No urine tests here, right? I suck GU #2, stuff GU #3 in my pocket,
and load bottle #3. A little longer stop than I'd planned. Up the hill to Bearclaw Poppy.
The left hamstring is asking when the one-leg pedaling drill will end.
The markings aren't
clear at the top of the Three Fingers, so I just drop off the middle
finger for some air time. Shoulder doing OK as the shocks bottom out.
It's surprising what hurts, and what doesn't. As I crank down the wash,
I'm able to resume normal pedaling. Either I've worked out the muscle
strain, or the tramadol is kicking in.
The race course skirts to the left of Clavicle Hill, then
comes back north
to the Stucki Spring trail. On the long trip uphill along Cottonwood Wash,
I finish GU #3 and bottle #3. A young rider catches my wheel as I'm drinking and
drafts me for a couple of wind-whipped miles before dropping
off. I'm beginning to feel significant leg fatigue. At only mile 23,
that's a surprise. Thought I was in better shape than that. My heart rate drops into
the 130s but I can't push harder. I grunt up the last hill to the top,
feeling like an old guy on a bike. But salvation! It's a fast furious downhill
northbound on Stucki. Several times the shocks bottom out on the rollers
-- feels like I'm doing one-arm pushups on the handlebar. At each dip I
lean my body to the right, away from The Shoulder.
The course hops from the Stucki trail to the Stucki Road just past the
Spring. Up to Rim Rambler/Reaper. I'm running a little low on gas as I
finish the loop.
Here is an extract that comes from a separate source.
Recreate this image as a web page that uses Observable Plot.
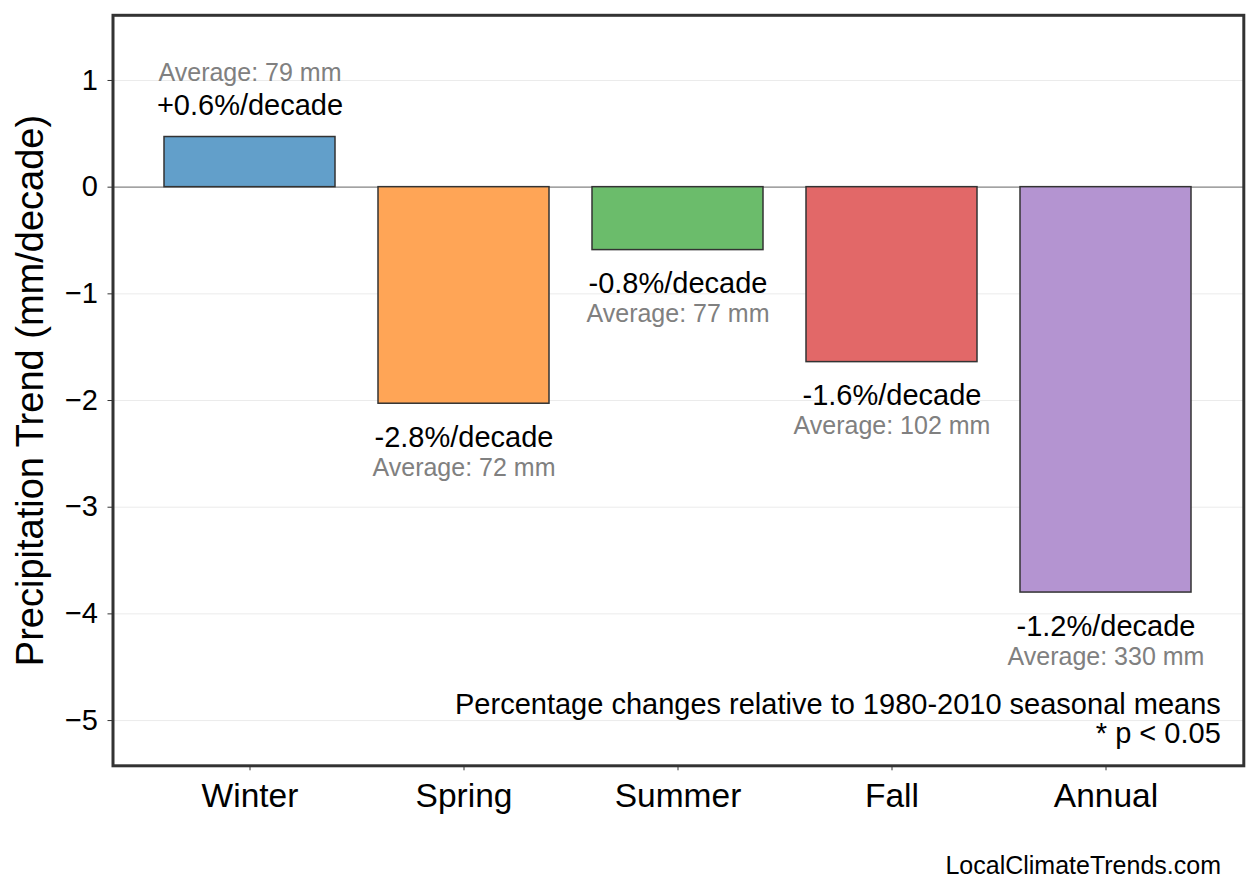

I pass Craig and a couple of other 50-plus riders
(going the other way) on the two-way below the loop, so I know I have a
couple of miles on them. But I'm feeling floppy as I climb out of Cove
Wash to the Barrel Roll aid station.
I grab my last 2 bottles; one for the back pocket, one for the bike. I
suck a GU and put the last 2 GUs in the pocket. I think of grabbing
extra calories at the aid station, but decide I'll be OK. Three GUs plus
calories in two bottles for 12 miles, no problem. Up the hill to
Barrel Roll. I drain bottle #4 on the smooth climb just before the
midpoint of Barrel Roll. I figure the second half of Barrel Roll will be
too rough, fast, and twisty to drink. I pull into the checkpoint and get
the mark on my number plate for lap #1, feeling pretty good considering I'm
37 miles into the ride. Out to lap 2.
I now have blisters on the palm of the right hand.
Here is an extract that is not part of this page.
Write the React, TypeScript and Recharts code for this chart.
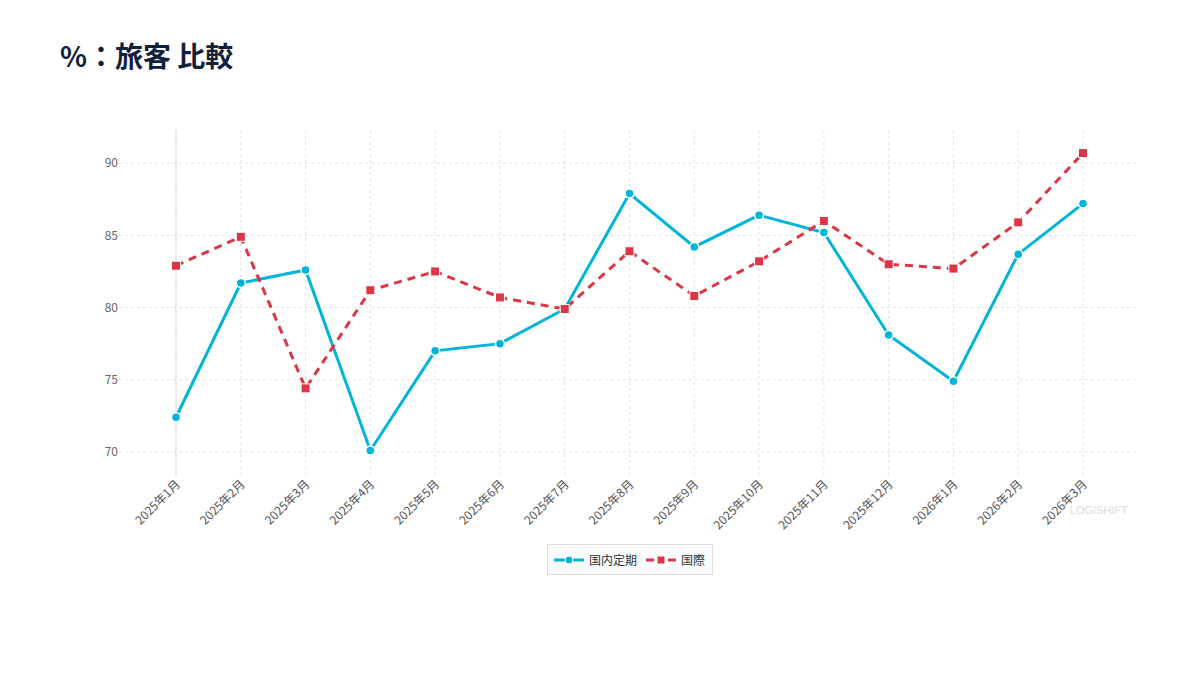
import React from 'react'
import {
  LineChart,
  Line,
  XAxis,
  YAxis,
  CartesianGrid,
  Legend
} from 'recharts'

// 月ラベル
const months = [
  '2025年1月', '2025年2月', '2025年3月', '2025年4月', '2025年5月',
  '2025年6月', '2025年7月', '2025年8月', '2025年9月', '2025年10月',
  '2025年11月', '2025年12月', '2026年1月', '2026年2月', '2026年3月'
]
const domestic = [72.4, 81.7, 82.6, 70.1, 77.0, 77.5, 79.9, 87.9, 84.2, 86.4, 85.2, 78.1, 74.9, 83.7, 87.2]
const international = [82.9, 84.9, 74.4, 81.2, 82.5, 80.7, 79.9, 83.9, 80.8, 83.2, 86.0, 83.0, 82.7, 85.9, 90.7]
const yTicks = [70, 75, 80, 85, 90]

const BLUE = '#00b4d8'
const RED = '#dc3545'
const FONT = '"Noto Sans CJK JP", "Noto Sans", sans-serif'

const data = months.map((m, i) => ({
  name: m,
  domestic: domestic[i],
  international: international[i]
}))

const XTick = (props: any) => {
  const { x, y, payload } = props
  return (
    <text
      x={x + 5}
      y={y + 2}
      transform={`rotate(-45, ${x + 5}, ${y + 2})`}
      textAnchor='end'
      fontSize={12}
      fill='#555'
      fontFamily={FONT}
    >
      {payload.value}
    </text>
  )
}

const SquareDot = (props: any) => {
  const { cx, cy, index } = props
  if (cx == null || cy == null) return null
  return (
    <rect
      key={'sq' + index}
      x={cx - 4.5}
      y={cy - 4.5}
      width={9}
      height={9}
      fill={RED}
      stroke='#fff'
      strokeWidth={1}
    />
  )
}

// recharts 3 のスケールは関数ではなく map() を持つオブジェクト
const toPx = (sc: any, v: any) => {
  if (!sc) return null
  if (typeof sc === 'function') return sc(v)
  if (typeof sc.map === 'function') return sc.map(v)
  return null
}

// グリッドは目盛り位置だけに引く（外枠の線は不要）
const vGrid = (args: any) => {
  const sc = args?.xAxis?.scale
  return months.map(m => toPx(sc, m)).filter(p => p != null)
}
const firstCol = (args: any) => {
  const p = toPx(args?.xAxis?.scale, months[0])
  return p == null ? [] : [p]
}
const hGrid = (args: any) => {
  const sc = args?.yAxis?.scale
  return yTicks.map(t => toPx(sc, t)).filter(p => p != null)
}

const renderLegend = () => (
  <div style={{ display: 'flex', justifyContent: 'center' }}>
    <div
      style={{
        display: 'flex',
        alignItems: 'center',
        gap: 9,
        padding: '0 7px 0 6px',
        height: 29,
        border: '1px solid #ddd',
        background: '#fafbfc',
        fontSize: 12,
        color: '#333',
        fontFamily: FONT
      }}
    >
      <span style={{ display: 'flex', alignItems: 'center', gap: 5 }}>
        <svg width={30} height={10}>
          <line x1={0} y1={5} x2={30} y2={5} stroke={BLUE} strokeWidth={3} />
          <circle cx={15} cy={5} r={4} fill={BLUE} stroke='#fff' strokeWidth={1} />
        </svg>
        国内定期
      </span>
      <span style={{ display: 'flex', alignItems: 'center', gap: 5 }}>
        <svg width={30} height={10}>
          <line x1={0} y1={5} x2={30} y2={5} stroke={RED} strokeWidth={3} strokeDasharray='8 3' />
          <rect x={11} y={1} width={8} height={8} fill={RED} stroke='#fff' strokeWidth={1} />
        </svg>
        国際
      </span>
    </div>
  </div>
)

export default function App() {
  return (
    <div
      style={{
        position: 'absolute',
        top: 0,
        left: 0,
        width: 1200,
        height: 675,
        background: '#fff',
        fontFamily: FONT
      }}
    >
      <div
        style={{
          position: 'absolute',
          left: 60,
          top: 35,
          fontSize: 28,
          fontWeight: 700,
          color: '#13203a',
          whiteSpace: 'nowrap'
        }}
      >
        %：旅客 比較
      </div>
      <div style={{ position: 'absolute', top: 0, left: 0 }}>
        <LineChart
          width={1200}
          height={675}
          data={data}
          margin={{ top: 130, right: 62, left: 67, bottom: 140 }}
        >
          <CartesianGrid
            strokeDasharray='3 3'
            stroke='#e2e2e2'
            verticalCoordinatesGenerator={vGrid}
            horizontalCoordinatesGenerator={hGrid}
          />
          <CartesianGrid
            horizontal={false}
            stroke='#dddddd'
            verticalCoordinatesGenerator={firstCol}
          />
          <XAxis
            dataKey='name'
            padding={{ left: 57, right: 55 }}
            axisLine={false}
            tickLine={false}
            interval={0}
            height={60}
            tick={<XTick />}
          />
          <YAxis
            type='number'
            domain={[68.4, 92.3]}
            ticks={yTicks}
            allowDataOverflow
            width={52}
            axisLine={false}
            tickLine={false}
            tickSize={0}
            tickMargin={1}
            tick={{ fontSize: 12, fill: '#666', fontFamily: FONT }}
          />
          <Legend
            layout='horizontal'
            verticalAlign='middle'
            content={renderLegend}
            wrapperStyle={{ top: 544, left: 122, width: 1016 }}
          />
          <Line
            type='linear'
            dataKey='domestic'
            name='国内定期'
            stroke={BLUE}
            strokeWidth={3}
            dot={{ r: 4.5, fill: BLUE, stroke: '#fff', strokeWidth: 1.5 }}
            activeDot={false}
            isAnimationActive={false}
          />
          <Line
            type='linear'
            dataKey='international'
            name='国際'
            stroke={RED}
            strokeWidth={3}
            strokeDasharray='8 6'
            dot={SquareDot}
            activeDot={false}
            isAnimationActive={false}
          />
        </LineChart>
      </div>
      <div
        style={{
          position: 'absolute',
          left: 1070,
          top: 504,
          fontSize: 11,
          color: '#dcdcdc',
          fontFamily: '"Liberation Sans", Arial, sans-serif'
        }}
      >
        LOGISHIFT
      </div>
    </div>
  )
}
Despite the best gloves in the UMB shop. To protect my left
shoulder, I've been maintaining a death-grip on the left handlebar. Keeping
the left side rigid, I'm doing all the handlebar motion with the right
side. My right hand is taking a beating. There are also blisters where
the shift levers occasionally touch the base of my right thumb. And the right
side of my back is paying a price for protecting my left side. The legs
are hurting now, and I have trouble maintaining my HR above 130. Still in
Zone 3, but touching bottom.
I finish GU #5 on the first area of smooth climbing, then hit bottle #5
in the same area as the last lap. But with a couple of miles to go on the
loop, I'm beginning to fade. Riders start passing me. The trail is too fast
and too rough to grab GU #6, so I decide to
wait for the aid station. I'm slowing down. A mile out, I hit the wall hard and fast. A
whole-body bonk. I can't even maintain steering, so I coast off
the trail into the brush. Down GU #6 and lean on the handlebars for 30 seconds. Back
underway, not as fast as before. (Serious underestimation of calorie
requirement -- I used a GU every 30 minutes on the one-day White Rim, and I was trying
to race technical rock on half that. I should have packed energy
balls from CocoNutz Fuel instead
of GUs. But Casey isn't supplying me free samples, probably because he
doesn't want my slow riding to reflect badly on his excellent product.)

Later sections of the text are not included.